WHAT IS ASKED =>
Copy each line exactly. Drop every picture.

GIVEN MATERIAL =>

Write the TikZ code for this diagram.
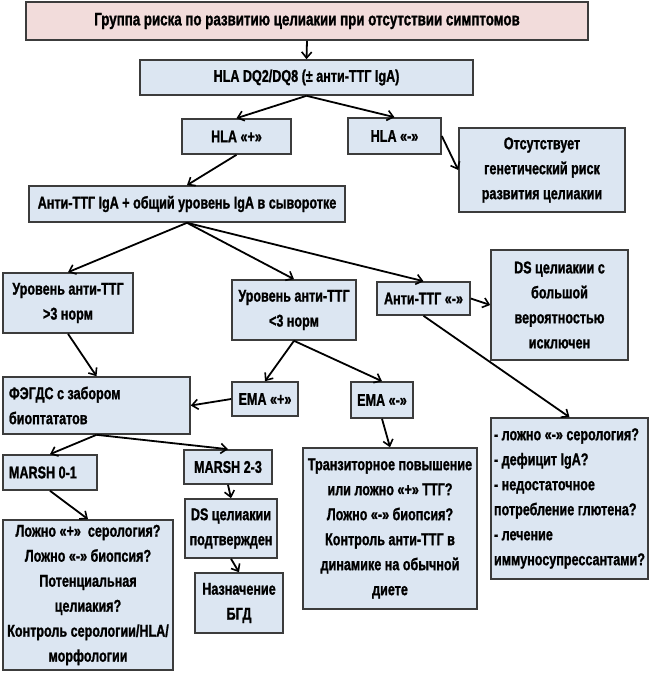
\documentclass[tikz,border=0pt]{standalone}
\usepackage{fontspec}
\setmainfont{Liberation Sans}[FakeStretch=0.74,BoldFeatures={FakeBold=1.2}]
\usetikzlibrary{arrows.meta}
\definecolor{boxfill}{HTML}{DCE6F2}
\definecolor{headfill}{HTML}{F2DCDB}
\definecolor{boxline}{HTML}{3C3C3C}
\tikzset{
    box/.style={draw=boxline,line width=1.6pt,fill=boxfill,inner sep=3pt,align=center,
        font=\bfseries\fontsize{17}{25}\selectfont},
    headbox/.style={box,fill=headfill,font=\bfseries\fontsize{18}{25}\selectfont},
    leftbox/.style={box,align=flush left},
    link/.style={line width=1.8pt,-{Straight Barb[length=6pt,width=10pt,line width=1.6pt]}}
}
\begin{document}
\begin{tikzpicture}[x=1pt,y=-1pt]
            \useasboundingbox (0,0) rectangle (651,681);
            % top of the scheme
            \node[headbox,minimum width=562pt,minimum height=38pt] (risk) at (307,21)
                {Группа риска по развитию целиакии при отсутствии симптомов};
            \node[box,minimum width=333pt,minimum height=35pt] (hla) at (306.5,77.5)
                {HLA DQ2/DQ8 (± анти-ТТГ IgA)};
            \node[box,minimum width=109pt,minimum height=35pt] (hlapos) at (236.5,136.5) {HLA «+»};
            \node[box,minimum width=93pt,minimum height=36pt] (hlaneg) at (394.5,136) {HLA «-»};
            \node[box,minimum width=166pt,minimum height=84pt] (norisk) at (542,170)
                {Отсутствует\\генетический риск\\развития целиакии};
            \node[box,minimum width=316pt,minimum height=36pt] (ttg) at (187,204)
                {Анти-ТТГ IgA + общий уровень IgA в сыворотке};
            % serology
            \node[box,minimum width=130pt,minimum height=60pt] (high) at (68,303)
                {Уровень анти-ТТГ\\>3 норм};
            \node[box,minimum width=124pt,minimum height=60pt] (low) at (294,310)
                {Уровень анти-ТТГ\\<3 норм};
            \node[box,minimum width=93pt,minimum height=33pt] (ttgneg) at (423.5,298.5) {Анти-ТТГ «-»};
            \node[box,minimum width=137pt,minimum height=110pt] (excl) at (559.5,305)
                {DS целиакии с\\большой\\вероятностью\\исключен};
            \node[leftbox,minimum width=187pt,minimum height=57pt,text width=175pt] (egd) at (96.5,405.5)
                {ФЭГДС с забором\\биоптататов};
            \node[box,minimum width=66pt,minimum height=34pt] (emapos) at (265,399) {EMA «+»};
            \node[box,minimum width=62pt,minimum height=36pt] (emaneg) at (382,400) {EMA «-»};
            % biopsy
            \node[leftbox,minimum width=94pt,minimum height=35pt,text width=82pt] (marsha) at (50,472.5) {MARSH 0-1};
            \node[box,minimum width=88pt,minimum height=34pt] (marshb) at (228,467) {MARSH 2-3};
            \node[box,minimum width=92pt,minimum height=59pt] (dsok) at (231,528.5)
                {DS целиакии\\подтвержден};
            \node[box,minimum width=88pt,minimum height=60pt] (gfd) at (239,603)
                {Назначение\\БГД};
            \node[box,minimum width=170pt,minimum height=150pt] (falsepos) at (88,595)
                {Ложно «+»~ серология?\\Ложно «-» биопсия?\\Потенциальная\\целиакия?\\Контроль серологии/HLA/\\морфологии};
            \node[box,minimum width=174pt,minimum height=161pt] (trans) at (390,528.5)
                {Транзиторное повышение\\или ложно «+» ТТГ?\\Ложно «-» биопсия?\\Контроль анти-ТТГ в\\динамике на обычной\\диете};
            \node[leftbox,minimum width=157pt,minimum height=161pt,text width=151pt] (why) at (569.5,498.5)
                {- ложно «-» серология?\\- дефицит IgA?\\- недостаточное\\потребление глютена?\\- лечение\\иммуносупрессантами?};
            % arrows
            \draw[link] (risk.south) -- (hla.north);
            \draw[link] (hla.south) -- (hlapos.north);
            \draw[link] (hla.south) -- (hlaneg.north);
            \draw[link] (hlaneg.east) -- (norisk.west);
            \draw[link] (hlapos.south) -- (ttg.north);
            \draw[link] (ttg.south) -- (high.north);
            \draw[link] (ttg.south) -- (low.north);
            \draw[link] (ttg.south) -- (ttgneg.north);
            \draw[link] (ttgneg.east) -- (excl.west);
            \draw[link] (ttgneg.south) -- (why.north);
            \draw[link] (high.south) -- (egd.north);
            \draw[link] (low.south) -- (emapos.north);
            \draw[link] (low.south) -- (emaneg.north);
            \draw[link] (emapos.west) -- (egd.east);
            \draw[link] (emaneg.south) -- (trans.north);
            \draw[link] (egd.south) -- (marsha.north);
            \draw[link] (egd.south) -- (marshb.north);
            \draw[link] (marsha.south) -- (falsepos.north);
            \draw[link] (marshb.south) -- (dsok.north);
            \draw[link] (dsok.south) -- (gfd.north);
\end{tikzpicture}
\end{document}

SOLUTION =>
Write the TikZ code for this diagram.
\documentclass[tikz,border=0pt]{standalone}
\usepackage{fontspec}
\setmainfont{Liberation Sans}[FakeStretch=0.74,BoldFeatures={FakeBold=1.2}]
\usetikzlibrary{arrows.meta}
\definecolor{boxfill}{HTML}{DCE6F2}
\definecolor{headfill}{HTML}{F2DCDB}
\definecolor{boxline}{HTML}{3C3C3C}
\tikzset{
    box/.style={draw=boxline,line width=1.6pt,fill=boxfill,inner sep=3pt,align=center,
        font=\bfseries\fontsize{17}{25}\selectfont},
    headbox/.style={box,fill=headfill,font=\bfseries\fontsize{18}{25}\selectfont},
    leftbox/.style={box,align=flush left},
    link/.style={line width=1.8pt,-{Straight Barb[length=6pt,width=10pt,line width=1.6pt]}}
}
\begin{document}
\begin{tikzpicture}[x=1pt,y=-1pt]
            \useasboundingbox (0,0) rectangle (651,681);
            % top of the scheme
            \node[headbox,minimum width=562pt,minimum height=38pt] (risk) at (307,21)
                {Группа риска по развитию целиакии при отсутствии симптомов};
            \node[box,minimum width=333pt,minimum height=35pt] (hla) at (306.5,77.5)
                {HLA DQ2/DQ8 (± анти-ТТГ IgA)};
            \node[box,minimum width=109pt,minimum height=35pt] (hlapos) at (236.5,136.5) {HLA «+»};
            \node[box,minimum width=93pt,minimum height=36pt] (hlaneg) at (394.5,136) {HLA «-»};
            \node[box,minimum width=166pt,minimum height=84pt] (norisk) at (542,170)
                {Отсутствует\\генетический риск\\развития целиакии};
            \node[box,minimum width=316pt,minimum height=36pt] (ttg) at (187,204)
                {Анти-ТТГ IgA + общий уровень IgA в сыворотке};
            % serology
            \node[box,minimum width=130pt,minimum height=60pt] (high) at (68,303)
                {Уровень анти-ТТГ\\>3 норм};
            \node[box,minimum width=124pt,minimum height=60pt] (low) at (294,310)
                {Уровень анти-ТТГ\\<3 норм};
            \node[box,minimum width=93pt,minimum height=33pt] (ttgneg) at (423.5,298.5) {Анти-ТТГ «-»};
            \node[box,minimum width=137pt,minimum height=110pt] (excl) at (559.5,305)
                {DS целиакии с\\большой\\вероятностью\\исключен};
            \node[leftbox,minimum width=187pt,minimum height=57pt,text width=175pt] (egd) at (96.5,405.5)
                {ФЭГДС с забором\\биоптататов};
            \node[box,minimum width=66pt,minimum height=34pt] (emapos) at (265,399) {EMA «+»};
            \node[box,minimum width=62pt,minimum height=36pt] (emaneg) at (382,400) {EMA «-»};
            % biopsy
            \node[leftbox,minimum width=94pt,minimum height=35pt,text width=82pt] (marsha) at (50,472.5) {MARSH 0-1};
            \node[box,minimum width=88pt,minimum height=34pt] (marshb) at (228,467) {MARSH 2-3};
            \node[box,minimum width=92pt,minimum height=59pt] (dsok) at (231,528.5)
                {DS целиакии\\подтвержден};
            \node[box,minimum width=88pt,minimum height=60pt] (gfd) at (239,603)
                {Назначение\\БГД};
            \node[box,minimum width=170pt,minimum height=150pt] (falsepos) at (88,595)
                {Ложно «+»~ серология?\\Ложно «-» биопсия?\\Потенциальная\\целиакия?\\Контроль серологии/HLA/\\морфологии};
            \node[box,minimum width=174pt,minimum height=161pt] (trans) at (390,528.5)
                {Транзиторное повышение\\или ложно «+» ТТГ?\\Ложно «-» биопсия?\\Контроль анти-ТТГ в\\динамике на обычной\\диете};
            \node[leftbox,minimum width=157pt,minimum height=161pt,text width=151pt] (why) at (569.5,498.5)
                {- ложно «-» серология?\\- дефицит IgA?\\- недостаточное\\потребление глютена?\\- лечение\\иммуносупрессантами?};
            % arrows
            \draw[link] (risk.south) -- (hla.north);
            \draw[link] (hla.south) -- (hlapos.north);
            \draw[link] (hla.south) -- (hlaneg.north);
            \draw[link] (hlaneg.east) -- (norisk.west);
            \draw[link] (hlapos.south) -- (ttg.north);
            \draw[link] (ttg.south) -- (high.north);
            \draw[link] (ttg.south) -- (low.north);
            \draw[link] (ttg.south) -- (ttgneg.north);
            \draw[link] (ttgneg.east) -- (excl.west);
            \draw[link] (ttgneg.south) -- (why.north);
            \draw[link] (high.south) -- (egd.north);
            \draw[link] (low.south) -- (emapos.north);
            \draw[link] (low.south) -- (emaneg.north);
            \draw[link] (emapos.west) -- (egd.east);
            \draw[link] (emaneg.south) -- (trans.north);
            \draw[link] (egd.south) -- (marsha.north);
            \draw[link] (egd.south) -- (marshb.north);
            \draw[link] (marsha.south) -- (falsepos.north);
            \draw[link] (marshb.south) -- (dsok.north);
            \draw[link] (dsok.south) -- (gfd.north);
\end{tikzpicture}
\end{document}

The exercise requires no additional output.